Mechanisms of modulation of N-methyl-D-aspartate (NMDA) receptors by mutant huntingtin Fan, Mannie Man Yee


Evidence supports a role for neuronal damage arising from excessive activation of glutamate receptors (especially the NMDA subtype) in the pathogenesis of Huntington's disease (HD), although clinical trials involving NMDA receptor inhibition have mostly failed. Further understanding of the underlying molecular mechanisms is therefore needed to refine therapeutic approaches. My work has focused on the elucidation of molecular pathways linking huntingtin (htt) to NMDA receptors (NMDARs).
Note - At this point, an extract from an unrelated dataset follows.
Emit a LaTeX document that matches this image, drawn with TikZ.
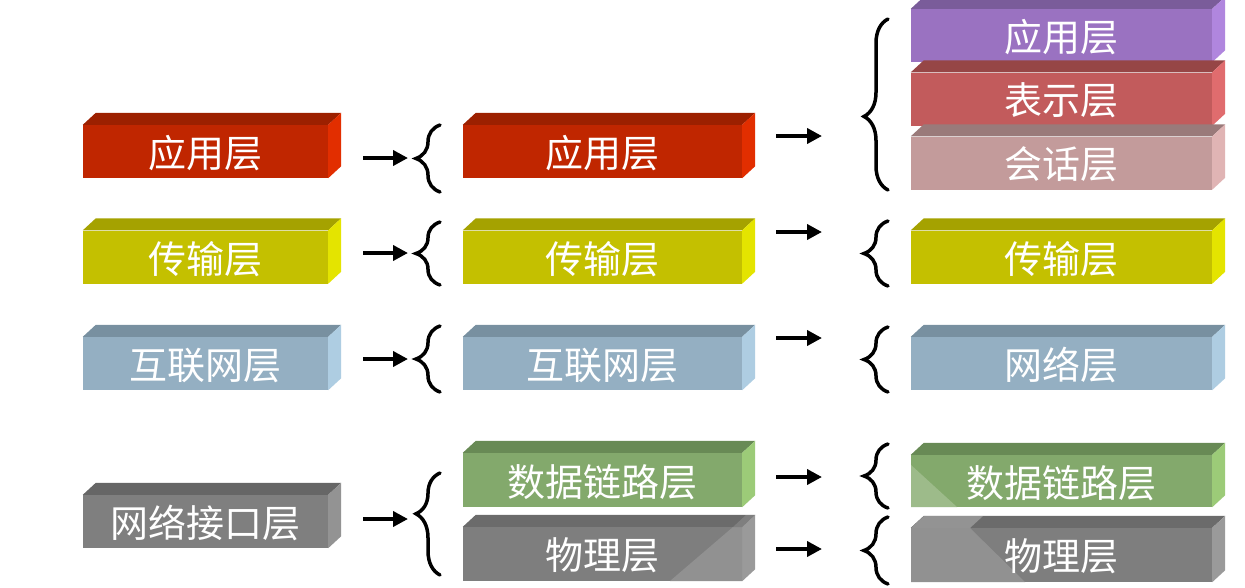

I found that NMDAR subunits NR1/NR2B are shifted from internal pools to the plasma membrane, with faster NMDAR insertion to the surface in striatal neurons from YAC72 HD mice. YAC72 striatum shows a relative enrichment of NR1 C2' isoforms in the vesicle/microsome-enriched fraction and preferential association of these isoforms with NR2B subunits, suggesting alternative splicing of NR1 may favour faster forward trafficking of receptors to potentiate NMDAR current and toxicity in this HD mouse model. I demonstrated co-localization and interaction of the htt-interacting protein HIP-1 and actin-crosslinking α-actinin proteins, together in a complex with NMDARs in mouse striatal neurons and forebrain tissue. In fact, HIP-1 can directly interact with α-actinin, thus providing a physical link between htt and NMDARs. To broaden the search for candidate proteins mediating the effects of mutant htt (mhtt) on NMDAR function, I collaborated with Kinexus Bioinformatics Corp. to examine expression patterns of a variety of protein kinases, phosphatases, and heat shock/stress proteins, in HEK cells over-expressing NR1/NR2B-type NMDARs and wild-type or mutant htt. Multiple proteins involved in the heat shock response pathway, including Hsp-70 and CK2, show altered subcellular distribution with co-expression of mhtt and NR1/NR2B, an effect potentiated by NMDAR stimulation. CK2 expression is also elevated in striatal tissue from YAC HD mice, and its activity plays a protective role against NMDAR toxicity. Altered expression of stress response proteins in the presence of mhtt and NR1/NR2B may reflect anattempt to mitigate mhtt-induced sensitivity to excitotoxicity. Findings from this thesis provide additional insight into the molecular mechanisms underlying increased NMDAR-mediated excitotoxicity in the YAC mouse model of HD. Target molecules and pathways identified in this work may contribute to the optimization of strategies for the treatment of HD.